Les syndicats des quatre sociétés publiques avaient appelé à la grève jeudi et vendredi derniers contre ce projet de fusion éclair ; l’occasion pour de très nombreux auditeurs fidèles de Radio France, d’exprimer leur vive opposition au projet de fusion des médias audiovisuels publics. Leurs messages révèlent une inquiétude profonde quant à la pérennité et l’indépendance du service public, craignant que ce projet ne mène à un démantèlement similaire à celui observé dans d’autres secteurs publics comme la santé et l’éducation. Ils soulignent la qualité et l’indépendance de Radio France, et son rôle crucial dans le paysage médiatique de notre pays.

Ces auditeurs, souvent passionnés et de longue date, expriment leur attachement à la diversité et à la qualité des programmes, et redoutent la création d’une entité unique qui pourrait homogénéiser et appauvrir le contenu. Ils rappellent l’importance de rédactions indépendantes qui vérifient leurs informations avec rigueur, contrairement aux nouveaux médias.

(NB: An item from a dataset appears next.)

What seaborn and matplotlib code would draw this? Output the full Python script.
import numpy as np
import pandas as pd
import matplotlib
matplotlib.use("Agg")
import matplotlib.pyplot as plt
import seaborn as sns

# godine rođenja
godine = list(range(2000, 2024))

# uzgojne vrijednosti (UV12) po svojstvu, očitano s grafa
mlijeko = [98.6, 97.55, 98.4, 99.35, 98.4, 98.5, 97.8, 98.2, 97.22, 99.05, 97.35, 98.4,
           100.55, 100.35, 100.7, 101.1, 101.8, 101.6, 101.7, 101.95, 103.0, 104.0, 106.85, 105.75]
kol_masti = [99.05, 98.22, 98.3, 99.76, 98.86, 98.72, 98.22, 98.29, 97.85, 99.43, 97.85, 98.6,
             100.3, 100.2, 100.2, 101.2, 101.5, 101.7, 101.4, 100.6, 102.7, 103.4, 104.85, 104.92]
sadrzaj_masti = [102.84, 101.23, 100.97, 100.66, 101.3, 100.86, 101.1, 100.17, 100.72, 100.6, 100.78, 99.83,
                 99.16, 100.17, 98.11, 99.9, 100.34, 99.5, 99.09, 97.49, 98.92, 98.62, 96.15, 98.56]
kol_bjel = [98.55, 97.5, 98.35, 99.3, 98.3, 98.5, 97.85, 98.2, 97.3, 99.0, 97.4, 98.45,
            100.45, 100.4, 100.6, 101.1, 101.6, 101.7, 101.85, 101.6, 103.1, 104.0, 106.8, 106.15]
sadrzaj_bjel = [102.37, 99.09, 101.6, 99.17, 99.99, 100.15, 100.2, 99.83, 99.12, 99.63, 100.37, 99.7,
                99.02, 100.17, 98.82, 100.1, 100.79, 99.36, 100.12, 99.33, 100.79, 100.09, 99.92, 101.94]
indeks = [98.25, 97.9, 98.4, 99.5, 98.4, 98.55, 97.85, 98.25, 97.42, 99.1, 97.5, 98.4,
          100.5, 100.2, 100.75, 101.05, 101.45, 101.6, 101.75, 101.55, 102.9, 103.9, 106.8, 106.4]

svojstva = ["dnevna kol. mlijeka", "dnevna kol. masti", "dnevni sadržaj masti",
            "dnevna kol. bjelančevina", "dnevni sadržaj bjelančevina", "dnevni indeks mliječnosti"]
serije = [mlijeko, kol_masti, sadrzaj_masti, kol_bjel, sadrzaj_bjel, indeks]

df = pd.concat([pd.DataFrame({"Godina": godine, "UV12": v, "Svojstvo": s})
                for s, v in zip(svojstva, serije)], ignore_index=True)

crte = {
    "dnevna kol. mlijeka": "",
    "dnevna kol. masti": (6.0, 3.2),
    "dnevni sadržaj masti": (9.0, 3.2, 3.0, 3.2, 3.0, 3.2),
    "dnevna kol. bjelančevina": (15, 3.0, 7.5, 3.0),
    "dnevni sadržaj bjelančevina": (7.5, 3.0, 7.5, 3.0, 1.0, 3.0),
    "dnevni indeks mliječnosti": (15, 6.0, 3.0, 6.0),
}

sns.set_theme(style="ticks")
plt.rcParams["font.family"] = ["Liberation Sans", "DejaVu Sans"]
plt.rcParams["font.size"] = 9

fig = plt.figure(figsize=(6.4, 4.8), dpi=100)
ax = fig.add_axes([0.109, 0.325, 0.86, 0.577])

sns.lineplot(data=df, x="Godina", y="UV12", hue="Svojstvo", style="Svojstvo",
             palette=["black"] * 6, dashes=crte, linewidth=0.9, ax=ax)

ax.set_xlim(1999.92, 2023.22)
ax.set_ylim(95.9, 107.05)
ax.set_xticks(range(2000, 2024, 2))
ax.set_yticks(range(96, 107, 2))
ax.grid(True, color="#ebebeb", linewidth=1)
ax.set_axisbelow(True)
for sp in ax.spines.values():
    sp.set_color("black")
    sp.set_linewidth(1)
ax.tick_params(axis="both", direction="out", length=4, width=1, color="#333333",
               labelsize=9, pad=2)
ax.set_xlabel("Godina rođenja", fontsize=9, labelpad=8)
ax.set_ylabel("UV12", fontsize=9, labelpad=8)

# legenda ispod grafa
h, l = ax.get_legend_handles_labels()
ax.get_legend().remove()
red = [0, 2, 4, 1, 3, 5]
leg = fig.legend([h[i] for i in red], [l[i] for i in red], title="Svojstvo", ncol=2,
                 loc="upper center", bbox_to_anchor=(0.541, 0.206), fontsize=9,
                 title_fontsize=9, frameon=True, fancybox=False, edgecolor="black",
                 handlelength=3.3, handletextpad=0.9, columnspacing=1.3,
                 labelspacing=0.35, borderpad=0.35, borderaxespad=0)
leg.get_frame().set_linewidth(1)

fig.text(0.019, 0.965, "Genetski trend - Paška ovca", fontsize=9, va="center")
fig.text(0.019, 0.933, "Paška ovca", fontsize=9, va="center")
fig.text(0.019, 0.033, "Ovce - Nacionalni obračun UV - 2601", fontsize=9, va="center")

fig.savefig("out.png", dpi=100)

Leurs témoignages révèlent également un sentiment de tristesse et de révolte face à ce qu’ils perçoivent comme une menace pour la richesse intellectuelle, la culture et la liberté de pensée. Certains auditeurs, consternés par ce qu’ils perçoivent comme un retour à une centralisation des médias, affirment leur volonté de se mobiliser à travers diverses actions, incluant des pétitions et des caisses de grève pour soutenir activement Radio France afin de maintenir la qualité et la pluralité des différentes chaines, essentielles pour la démocratie et la compréhension du monde.

Outre leur soutien aux deux jours de grève de la semaine dernière, ils appellent également à des débats publics pour éclaircir les motivations de ce projet, soulignant l’absence de transparence et de clarté dans les justifications avancées par l’exécutif. Ils demandent que leur soutien soit communiqué aux instances gouvernementales et en particulier au ministère de la Culture.

A l’Assemblée nationale, la discussion sur la réforme de l’audiovisuel public n’a pu avoir lieu la semaine dernière, en raison du retard pris sur un autre texte, le projet de loi agricole. La discussion a été repoussée au 24 juin prochain.